[Plotting code records]
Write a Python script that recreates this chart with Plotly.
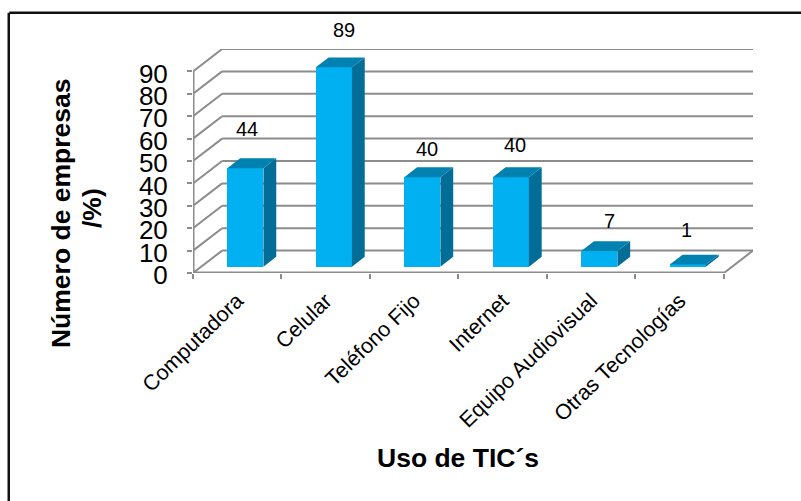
import plotly.graph_objects as go

categories = ["Computadora", "Celular", "Teléfono Fijo", "Internet",
              "Equipo Audiovisual", "Otras Tecnologías"]
values = [44, 89, 40, 40, 7, 1]
value_ticks = [0, 10, 20, 30, 40, 50, 60, 70, 80, 90]

# Oblique projection: one unit of depth moves this far along each axis
DEPTH_X = 0.329
DEPTH_Y = 10.0
BAR_WIDTH = 0.408
BAR_NEAR = 0.28
BAR_FAR = 0.72
GRID = "#8c8c8c"
FONT = "Liberation Sans, Arial, sans-serif"
N = len(categories)


def polygon_trace(xs, ys, color):
    return go.Scatter(x=xs, y=ys, mode="lines", fill="toself", fillcolor=color,
                      line=dict(width=0), hoverinfo="skip", showlegend=False)


def box_line(x0, y0, x1, y1, width=2):
    # Box edges stay beneath the traces so the bars cover them
    fig.add_shape(type="line", layer="below", x0=x0, y0=y0, x1=x1, y1=y1,
                  line=dict(color=GRID, width=width))


fig = go.Figure()

# Walls and floor of the box
for v in value_ticks:
    box_line(0, v, DEPTH_X, v + DEPTH_Y)
    box_line(DEPTH_X, v + DEPTH_Y, N + DEPTH_X, v + DEPTH_Y)
box_line(N, 0, N + DEPTH_X, DEPTH_Y)
box_line(0, 0, 0, max(value_ticks), width=3)
box_line(0, 0, N, 0, width=3)

# Front faces of the bars
centers = [i + 0.5 + BAR_NEAR * DEPTH_X for i in range(N)]
base = BAR_NEAR * DEPTH_Y
fig.add_trace(go.Bar(x=centers, y=values, base=base, width=BAR_WIDTH,
                     marker=dict(color="#00B0F0", line=dict(width=0)),
                     showlegend=False))

# Side and top faces derived from each bar's value
dx = (BAR_FAR - BAR_NEAR) * DEPTH_X
dy = (BAR_FAR - BAR_NEAR) * DEPTH_Y
for c, v in zip(centers, values):
    left, right = c - BAR_WIDTH / 2, c + BAR_WIDTH / 2
    top = base + v
    fig.add_trace(polygon_trace([right, right + dx, right + dx, right, right],
                                [base, base + dy, top + dy, top, base], "#026E98"))
    fig.add_trace(polygon_trace([left, left + dx, right + dx, right, left],
                                [top, top + dy, top + dy, top, top], "#0081B0"))

# Value labels float above the bars, each nudged clear of the bars around it
label_lift = [39, 37, 28, 32, 30, 34]
label_side = [-1, 7, 2, 2, 8, -4]
for c, v, lift, side in zip(centers, values, label_lift, label_side):
    fig.add_annotation(x=c + 0.03, y=base + v, text=str(v), showarrow=False,
                       yshift=lift, xshift=side,
                       font=dict(family=FONT, size=20, color="#000000"))

# Axis titles
title_font = dict(family=FONT, size=26.5, color="#000000")
fig.add_annotation(x=-0.237, y=0.269, xref="paper", yref="paper",
                   xanchor="center", yanchor="middle",
                   text="<b>Número de empresas</b>", textangle=-90,
                   showarrow=False, font=title_font)
fig.add_annotation(x=-0.18, y=0.291, xref="paper", yref="paper",
                   xanchor="center", yanchor="middle",
                   text="<b>/%)</b>", textangle=-90,
                   showarrow=False, font=title_font)
fig.add_annotation(x=0.473, y=-0.825, xref="paper", yref="paper",
                   xanchor="center", yanchor="middle",
                   text="<b>Uso de TIC´s</b>", showarrow=False,
                   font=title_font)

# Chart frame: top and left edges only
fig.add_shape(type="line", xref="paper", yref="paper", x0=-0.328, x1=1.1,
              y0=1.162, y1=1.162, line=dict(color="#111111", width=2.5))
fig.add_shape(type="line", xref="paper", yref="paper", x0=-0.329, x1=-0.329,
              y0=1.162, y1=-1.02, line=dict(color="#111111", width=2.5))

fig.update_layout(
    width=801, height=501, autosize=False,
    margin=dict(l=192.7, r=48.3, t=48.5, b=227.5),
    paper_bgcolor="white", plot_bgcolor="white",
    showlegend=False, bargap=0,
    xaxis=dict(range=[0, N + DEPTH_X], showgrid=False, zeroline=False, showline=False,
               tickmode="array", tickvals=[i + 0.5 for i in range(N)], ticktext=categories,
               tickangle=-44, ticks="", ticklabelstandoff=10,
               tickfont=dict(family=FONT, size=21.5, color="#000000"),
               minor=dict(ticks="outside", ticklen=5, tickwidth=2, tickcolor=GRID,
                          tickmode="array", tickvals=list(range(N + 1))),
               automargin=False),
    yaxis=dict(range=[0, 100], showgrid=False, zeroline=False, showline=False,
               tickmode="array", tickvals=value_ticks, ticks="outside", ticklen=5,
               tickwidth=2, tickcolor=GRID, ticklabelstandoff=14, ticklabelshift=2,
               tickfont=dict(family=FONT, size=26, color="#000000"),
               automargin=False),
)

fig.write_html("out.html")
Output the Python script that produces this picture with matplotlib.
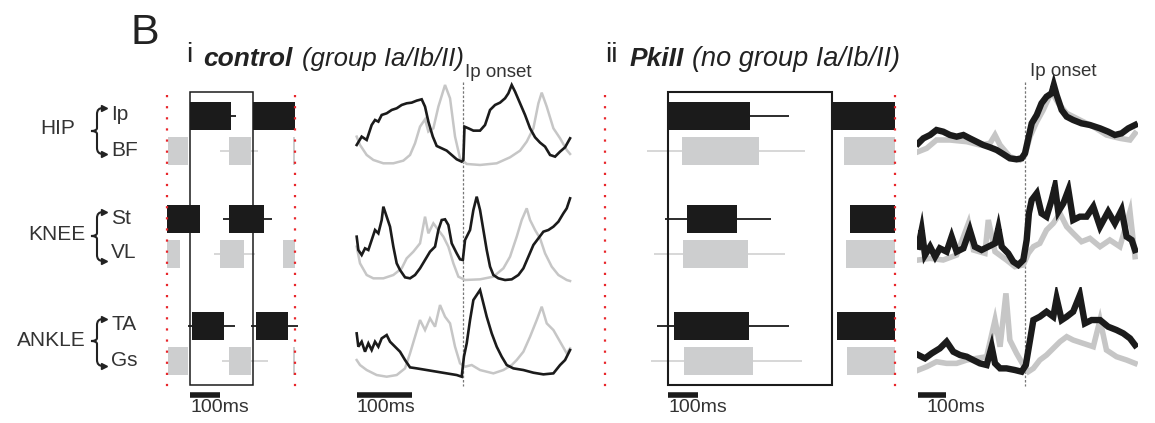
import matplotlib
matplotlib.use('Agg')
import matplotlib.pyplot as plt
from matplotlib.patches import Rectangle, PathPatch
from matplotlib.path import Path

plt.rcParams['font.family'] = ['Liberation Sans', 'DejaVu Sans']

W, H = 1155, 423
BLACK = '#1b1b1b'
GREY_BAR = '#cdcecf'
GREY_TR = '#c6c6c6'
RED = '#e8262b'

muscles = ['Ip', 'BF', 'St', 'VL', 'TA', 'Gs']
is_flexor = [True, False, True, False, True, False]

# burst timing (ms from cycle start), control (group Ia/Ib/II)
ctrl_bursts = {
    'Ip': [(0, 137), (210, 350)],
    'BF': [(-73, -7), (130, 203), (343, 350)],
    'St': [(-77, 33), (130, 247)],
    'VL': [(-77, -33), (100, 180), (310, 350)],
    'TA': [(7, 113), (220, 327)],
    'Gs': [(-73, -7), (130, 203), (343, 350)],
}
ctrl_sd = {
    'Ip': [(0, 153)],
    'BF': [(100, 227)],
    'St': [(110, 273)],
    'VL': [(80, 217)],
    'TA': [(-7, 150), (203, 360)],
    'Gs': [(107, 260)],
}
ctrl_cycle = 210
ctrl_marks = [-77, 350]

# burst timing (ms), PkiII (no group Ia/Ib/II)
pk_bursts = {
    'Ip': [(0, 273), (547, 757)],
    'BF': [(47, 303), (587, 757)],
    'St': [(63, 230), (607, 757)],
    'VL': [(50, 267), (593, 757)],
    'TA': [(20, 270), (563, 757)],
    'Gs': [(53, 283), (597, 757)],
}
pk_sd = {
    'Ip': [(0, 403)],
    'BF': [(-70, 457)],
    'St': [(-10, 343)],
    'VL': [(-47, 390)],
    'TA': [(-37, 403)],
    'Gs': [(-57, 447)],
}
pk_cycle = 547
pk_marks = [-210, 757]

# averaged rectified EMG, control (a.u.)
c_hip_t = [0, 9, 18, 27, 33, 39, 45, 54, 63, 72, 81, 90, 99, 108, 117, 123, 129, 137, 144, 153, 162, 171, 180, 189,
           192, 194, 201, 210, 222, 231, 240, 249, 258, 267, 273, 279, 285, 294, 303, 312, 321, 330, 339, 348, 357,
           366, 375, 384]
c_hip_ip = [65, 90, 80, 125, 140, 135, 155, 160, 170, 175, 185, 190, 192, 198, 202, 180, 135, 90, 62, 55, 48, 35, 22,
            15, 20, 120, 115, 108, 108, 125, 170, 185, 192, 205, 220, 245, 225, 190, 155, 115, 88, 72, 60, 35, 30, 45,
            58, 85]
c_hip_t2 = [0, 6, 18, 30, 48, 66, 84, 96, 105, 114, 123, 129, 138, 147, 159, 168, 177, 186, 198, 222, 252, 276, 294,
            306, 318, 327, 333, 342, 354, 366, 378, 384]
c_hip_bf = [90, 65, 35, 20, 10, 10, 18, 35, 70, 120, 142, 105, 115, 180, 245, 205, 90, 25, 8, 5, 10, 28, 48, 75, 115,
            190, 222, 180, 115, 85, 50, 38]

c_knee_t = [0, 3, 9, 15, 21, 27, 33, 39, 45, 48, 54, 60, 66, 72, 78, 87, 96, 105, 114, 123, 132, 141, 147, 153, 159,
            165, 171, 180, 186, 191, 195, 204, 210, 216, 222, 228, 234, 240, 246, 255, 267, 279, 291, 300, 309, 318,
            327, 336, 345, 354, 363, 372, 378, 384]
c_knee_st = [140, 100, 85, 105, 100, 130, 160, 150, 190, 230, 200, 170, 110, 60, 40, 18, 15, 25, 45, 70, 95, 110, 160,
             190, 192, 175, 120, 90, 72, 70, 130, 160, 220, 260, 220, 160, 100, 50, 25, 15, 10, 12, 25, 45, 80, 115,
             135, 155, 160, 170, 185, 210, 225, 255]
c_knee_t2 = [0, 6, 18, 30, 48, 66, 81, 90, 102, 114, 123, 129, 138, 147, 156, 165, 174, 183, 195, 222, 246, 264, 276,
             288, 297, 306, 312, 321, 330, 339, 351, 363, 378, 384]
c_knee_vl = [110, 60, 25, 15, 15, 25, 45, 75, 95, 120, 200, 150, 180, 160, 140, 110, 60, 20, 10, 12, 20, 45, 80, 140,
             190, 225, 190, 160, 135, 90, 50, 25, 10, 7]

c_ank_t = [0, 3, 9, 15, 21, 27, 33, 39, 45, 54, 60, 69, 78, 87, 96, 108, 126, 144, 162, 180, 189, 193, 198, 204, 210,
           216, 222, 228, 234, 243, 252, 261, 270, 282, 300, 318, 336, 354, 366, 375, 384]
c_ank_ta = [140, 100, 115, 85, 110, 90, 115, 100, 125, 135, 115, 100, 85, 60, 38, 35, 30, 25, 20, 15, 10, 70, 110, 180,
            240, 255, 270, 230, 190, 140, 100, 70, 45, 35, 30, 22, 17, 20, 45, 60, 90]
c_ank_t2 = [0, 6, 18, 36, 54, 72, 87, 96, 105, 114, 123, 132, 141, 150, 159, 168, 177, 186, 195, 207, 222, 246, 264,
            279, 288, 300, 312, 324, 333, 342, 354, 366, 378, 384]
c_ank_gs = [60, 45, 30, 15, 10, 15, 35, 80, 130, 180, 150, 185, 160, 225, 190, 170, 100, 50, 40, 45, 30, 20, 30, 45, 60,
            85, 130, 180, 220, 170, 150, 115, 80, 95]
c_onset = 192

# averaged rectified EMG, PkiII (a.u.)
p_hip_t = [0, 18, 42, 65, 89, 113, 137, 161, 184, 208, 232, 256, 280, 303, 327, 351, 369, 381, 393, 405, 423, 440, 458,
           476, 484, 494, 512, 530, 553, 583, 613, 649, 678, 702, 726, 750, 774]
p_hip_ip = [60, 75, 85, 100, 95, 85, 80, 85, 75, 65, 55, 48, 40, 28, 15, 12, 15, 30, 75, 120, 145, 180, 200, 210, 235,
            205, 160, 140, 130, 120, 115, 105, 95, 85, 90, 105, 115]
p_hip_t2 = [0, 30, 65, 113, 173, 220, 256, 274, 292, 327, 363, 381, 399, 423, 446, 476, 500, 530, 577, 625, 672, 720,
            756, 774]
p_hip_bf = [35, 45, 70, 70, 65, 55, 60, 85, 55, 20, 10, 25, 80, 125, 160, 215, 180, 150, 130, 110, 85, 75, 70, 90]

p_knee_t = [0, 12, 24, 42, 60, 77, 101, 119, 137, 161, 184, 202, 226, 250, 274, 286, 298, 321, 339, 357, 375, 387, 395,
            405, 423, 440, 458, 476, 488, 500, 518, 536, 553, 577, 601, 625, 649, 678, 702, 726, 744, 762, 774]
p_knee_st = [80, 130, 55, 80, 50, 75, 65, 110, 65, 75, 130, 80, 70, 80, 90, 135, 80, 60, 35, 25, 40, 100, 180, 220, 240,
             180, 170, 220, 260, 185, 210, 250, 160, 170, 170, 200, 140, 185, 150, 190, 110, 100, 70]
p_knee_t2 = [0, 42, 89, 137, 179, 197, 238, 250, 274, 315, 345, 375, 393, 411, 434, 458, 482, 506, 530, 553, 583, 613,
             649, 684, 720, 756, 774]
p_knee_vl = [40, 45, 40, 55, 150, 70, 60, 160, 65, 40, 20, 25, 60, 80, 90, 130, 150, 180, 140, 120, 95, 105, 80, 100,
             80, 185, 50]

p_ank_t = [0, 24, 48, 77, 101, 125, 149, 173, 196, 220, 244, 262, 274, 292, 315, 345, 369, 384, 399, 411, 434, 458, 482,
           494, 512, 530, 553, 577, 595, 619, 649, 678, 708, 732, 756, 774]
p_ank_ta = [75, 65, 80, 95, 115, 85, 75, 70, 60, 50, 45, 100, 50, 35, 35, 30, 25, 45, 120, 180, 190, 205, 190, 245,
            180, 190, 205, 255, 170, 180, 180, 160, 150, 140, 125, 105]
p_ank_t2 = [0, 30, 65, 101, 137, 173, 208, 244, 274, 292, 313, 327, 351, 375, 393, 411, 434, 458, 482, 506, 530, 553,
            589, 625, 649, 672, 708, 744, 774]
p_ank_gs = [30, 40, 55, 50, 50, 60, 65, 70, 180, 100, 260, 120, 80, 45, 25, 35, 60, 75, 95, 115, 130, 120, 110, 100,
            180, 90, 70, 60, 50]
p_onset = 381


fig = plt.figure(figsize=(W / 100, H / 100), dpi=100)


def px_axes(l, t, r, b):
    ax = fig.add_axes([l / W, 1 - b / H, (r - l) / W, (b - t) / H])
    ax.axis('off')
    return ax


# layout (pixels)
row_y = {'Ip': 116, 'BF': 151, 'St': 219, 'VL': 254, 'TA': 326, 'Gs': 361}
bar_h = 28


def bar_panel(l, r, xlim, bursts, sd, cycle, marks, box_lw):
    ax = px_axes(l, 85, r, 415)
    ax.set_xlim(*xlim)
    ax.set_ylim(415, 85)
    for m, flex in zip(muscles, is_flexor):
        col = BLACK if flex else GREY_BAR
        for lo, hi in sd[m]:
            ax.hlines(row_y[m], lo, hi, color=BLACK if flex else '#d4d4d4', lw=1.3, zorder=1)
        for s, e in bursts[m]:
            ax.barh(row_y[m], e - s, left=s, height=bar_h, color=col, zorder=2)
    ax.add_patch(Rectangle((0, 92), cycle, 293, fill=False, ec=BLACK, lw=box_lw, zorder=3))
    for mk in marks:
        ax.vlines(mk, 95, 387, color=RED, lw=1.6, linestyles=(0, (1, 4)), zorder=4)
    ax.hlines(394.5, 0, 100, color=BLACK, lw=4, zorder=3)
    return ax


bar_panel(160, 304, (-100, 380), ctrl_bursts, ctrl_sd, ctrl_cycle, ctrl_marks, 1.1)
bar_panel(599, 902, (-230, 780), pk_bursts, pk_sd, pk_cycle, pk_marks, 1.5)


def trace_panel(l, r, xlim, rows, onset, lw_b, lw_g):
    col = px_axes(l, 60, r, 415)
    col.set_xlim(*xlim)
    col.set_ylim(415, 60)
    col.vlines(onset, 82, 386, color='#777777', lw=0.9, linestyles=(0, (2, 1.5)))
    col.hlines(394.5, 0, 100, color=BLACK, lw=4)
    for (t, b), (tb, yb, tg, yg) in rows:
        ax = px_axes(l, t, r, b)
        ax.set_xlim(*xlim)
        ax.set_ylim(-20, 280)
        ax.plot(tg, yg, color=GREY_TR, lw=lw_g, solid_joinstyle='miter')
        ax.plot(tb, yb, color=BLACK, lw=lw_b, solid_joinstyle='miter')


trace_panel(353.9, 573.4, (-5, 390), [
    ((73.3, 173.3), (c_hip_t, c_hip_ip, c_hip_t2, c_hip_bf)),
    ((190, 290), (c_knee_t, c_knee_st, c_knee_t2, c_knee_vl)),
    ((286.7, 386.7), (c_ank_t, c_ank_ta, c_ank_t2, c_ank_gs)),
], c_onset, 1.9, 1.8)

trace_panel(916.9, 1138.1, (-5, 785), [
    ((70, 170), (p_hip_t, p_hip_ip, p_hip_t2, p_hip_bf)),
    ((180, 280), (p_knee_t, p_knee_st, p_knee_t2, p_knee_vl)),
    ((286.7, 386.7), (p_ank_t, p_ank_ta, p_ank_t2, p_ank_gs)),
], p_onset, 4.6, 4.0)

# text and braces
ov = px_axes(0, 0, W, H)
ov.set_xlim(0, W)
ov.set_ylim(H, 0)

ov.text(131, 44, 'B', fontsize=31, va='baseline', color='#222222')
ov.text(186, 62, 'i', fontsize=20, va='baseline', color='#222222')
ov.text(203, 66, 'control', fontsize=19, fontweight='bold', fontstyle='italic', va='baseline', color='#222222')
ov.text(302, 66, '(group Ia/Ib/II)', fontsize=18.5, fontstyle='italic', va='baseline', color='#222222')
ov.text(605, 62, 'ii', fontsize=20, va='baseline', color='#222222')
ov.text(630, 66, 'PkiII', fontsize=19, fontweight='bold', fontstyle='italic', va='baseline', color='#222222')
ov.text(692, 66, '(no group Ia/Ib/II)', fontsize=19.5, fontstyle='italic', va='baseline', color='#222222')
ov.text(465, 77, 'Ip onset', fontsize=13.5, va='baseline', color='#333333')
ov.text(1030, 76, 'Ip onset', fontsize=13.5, va='baseline', color='#333333')

for x in [190, 356, 668, 926]:
    ov.text(x, 399, '100ms', fontsize=14, va='top', color='#333333')

for name, xr, yc in [('HIP', 75, 128), ('KNEE', 85, 235), ('ANKLE', 86, 341)]:
    ov.text(xr, yc, name, fontsize=15, ha='right', va='center', color='#333333')
for m in muscles:
    ov.text(111, row_y[m] - 1, m, fontsize=15, ha='left', va='center', color='#333333')


def brace(x, yt, yb, ym):
    verts = [(x + 7, yt), (x + 1, yt), (x + 1, yt + 6),
             (x + 1, ym - 3), (x + 1, ym), (x - 5, ym),
             (x + 1, ym), (x + 1, ym + 3),
             (x + 1, yb - 6), (x + 1, yb), (x + 7, yb)]
    codes = [Path.MOVETO, Path.CURVE3, Path.CURVE3,
             Path.LINETO, Path.CURVE3, Path.CURVE3,
             Path.CURVE3, Path.CURVE3,
             Path.LINETO, Path.CURVE3, Path.CURVE3]
    ov.add_patch(PathPatch(Path(verts, codes), fill=False, ec='#222222', lw=1.5))
    ov.plot([x + 8, x + 8], [yt, yb], ls='none', marker='>', ms=4, color='#222222')


brace(96, 108, 154, 131)
brace(96, 212, 261, 236)
brace(96, 319, 366, 341)

plt.savefig('out.png', dpi=100)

** DIRECTION **
Copy, word for word, the entries above from the first line to the line that holds "70, 80, 90]". Drop the pictures.

** WRITTEN SOLUTION **
Write a Python script that recreates this chart with Plotly.
import plotly.graph_objects as go

categories = ["Computadora", "Celular", "Teléfono Fijo", "Internet",
              "Equipo Audiovisual", "Otras Tecnologías"]
values = [44, 89, 40, 40, 7, 1]
value_ticks = [0, 10, 20, 30, 40, 50, 60, 70, 80, 90]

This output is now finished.